1. The enclosures marked “A” (1 p.), “B” (2 pp.), and “C” (1 p.) detailed the U.S. naval force on lakes Champlain, Ontario, and Erie, respectively. The fleet on Lake Champlain consisted of one ship, one schooner, one sloop, six two-gun galleys, and four one-gun galleys; all but the last four had “sailed … in pursuit of the enemy” on 26 May 1814. On Lake Ontario, the United States had three ships, four brigs, and eleven schooners, in addition to a ship scheduled to be launched on 10 June. All the vessels would be ready for service by the end of the month if they could be manned, Jones wrote, noting that recruiting was difficult and that he was depending on the army to provide some of the additional personnel needed. Two ships, four brigs, and eight schooners constituted the U.S. force on Lake Erie, with three of the brigs and perhaps two of the schooners destined for use in “the expedition to Lake Huron.”

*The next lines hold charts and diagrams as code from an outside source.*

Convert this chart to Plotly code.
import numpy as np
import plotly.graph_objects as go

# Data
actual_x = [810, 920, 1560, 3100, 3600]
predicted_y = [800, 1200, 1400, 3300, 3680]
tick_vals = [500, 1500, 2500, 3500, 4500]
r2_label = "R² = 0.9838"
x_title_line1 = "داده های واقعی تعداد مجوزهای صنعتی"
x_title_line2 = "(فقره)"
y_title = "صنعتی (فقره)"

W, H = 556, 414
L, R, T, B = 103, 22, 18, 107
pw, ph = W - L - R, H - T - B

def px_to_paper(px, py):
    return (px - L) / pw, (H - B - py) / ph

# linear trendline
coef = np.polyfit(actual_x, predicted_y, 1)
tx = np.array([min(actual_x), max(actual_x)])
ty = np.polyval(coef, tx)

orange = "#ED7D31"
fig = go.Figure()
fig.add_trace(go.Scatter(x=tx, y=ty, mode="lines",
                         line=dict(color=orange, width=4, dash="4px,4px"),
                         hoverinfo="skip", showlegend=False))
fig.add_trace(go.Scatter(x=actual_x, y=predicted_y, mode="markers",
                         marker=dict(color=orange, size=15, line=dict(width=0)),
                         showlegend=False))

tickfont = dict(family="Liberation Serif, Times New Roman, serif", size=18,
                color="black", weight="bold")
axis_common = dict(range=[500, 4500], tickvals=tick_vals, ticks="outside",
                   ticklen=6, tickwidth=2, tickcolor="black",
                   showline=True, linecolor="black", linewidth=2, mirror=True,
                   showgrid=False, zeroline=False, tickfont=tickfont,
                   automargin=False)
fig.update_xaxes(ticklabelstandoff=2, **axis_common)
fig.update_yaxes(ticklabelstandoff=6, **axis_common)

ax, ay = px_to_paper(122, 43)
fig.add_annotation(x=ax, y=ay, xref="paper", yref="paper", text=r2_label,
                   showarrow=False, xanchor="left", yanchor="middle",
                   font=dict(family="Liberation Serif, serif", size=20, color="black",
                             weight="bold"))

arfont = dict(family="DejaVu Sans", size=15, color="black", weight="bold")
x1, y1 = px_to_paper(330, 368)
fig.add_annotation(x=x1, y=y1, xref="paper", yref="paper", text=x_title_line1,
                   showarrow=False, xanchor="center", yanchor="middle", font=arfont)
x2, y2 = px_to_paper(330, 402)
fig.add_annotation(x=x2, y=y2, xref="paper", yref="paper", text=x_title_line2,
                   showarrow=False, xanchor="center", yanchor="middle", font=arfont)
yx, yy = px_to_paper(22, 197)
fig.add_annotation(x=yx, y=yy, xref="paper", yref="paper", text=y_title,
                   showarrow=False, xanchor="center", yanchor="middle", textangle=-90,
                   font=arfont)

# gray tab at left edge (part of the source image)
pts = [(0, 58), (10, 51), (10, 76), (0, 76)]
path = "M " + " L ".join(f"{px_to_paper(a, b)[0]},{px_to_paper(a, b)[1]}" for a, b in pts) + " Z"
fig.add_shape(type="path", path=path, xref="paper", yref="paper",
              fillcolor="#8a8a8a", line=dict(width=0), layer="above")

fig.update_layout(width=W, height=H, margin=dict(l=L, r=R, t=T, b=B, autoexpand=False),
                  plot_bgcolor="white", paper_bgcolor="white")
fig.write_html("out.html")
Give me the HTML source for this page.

The enclosure marked “D” (2 pp.) consisted of two statements listing the British naval forces on lakes Champlain and Ontario. On the former, they included one brig, three sloops, eleven galleys, and one barge, with five additional galleys under construction on the Sorel [Richelieu] River. The statement for Lake Ontario was a 15 Mar. 1814 report by Capt. Isaac Chauncey, enumerating the British force as two ships, two brigs, and two schooners “fitted and ready for service,” two additional ships to be finished by the end of April, and a final ship that, according to more recent reports, would mount ninety or one hundred guns and was slated to be launched in July 1814.
The enclosure marked “E” (3 pp.) listed eighteen U.S. naval stations “on the Atlantic Frontier,” including New Orleans, and the vessels at or intended for each of them. These included a total of three seventy-fours under construction, nine frigates, only two of which were deemed “ready for sea,” six sloops of war in varying states of preparation, a steam floating battery at New York, and a large number of gunboats and other vessels. The enclosure marked “F” (8 pp.) consisted of copies and extracts of letters to Jones from navy personnel reporting the presence of British vessels on the Atlantic coast in the spring of 1814, and a summary of these reports listing a total of six British seventy-fours, twelve frigates, one razee, one sloop of war, “several Private Armed Vessels,” and seven additional “74’s, Frigates, &c.”
The letterbook copies of the enclosures included, in addition, Capt. Isaac Hull’s 11 May 1814 letter to Jones, marked “G” (3 pp.), stating Hull’s anticipation of a British attack on Portsmouth, New Hampshire. Hull enclosed a copy of a letter “from a respectable Gentleman in New Haven” that supported his conclusions, and that, according to a Navy Department note, was “marked with the letter H & placed on Private files.”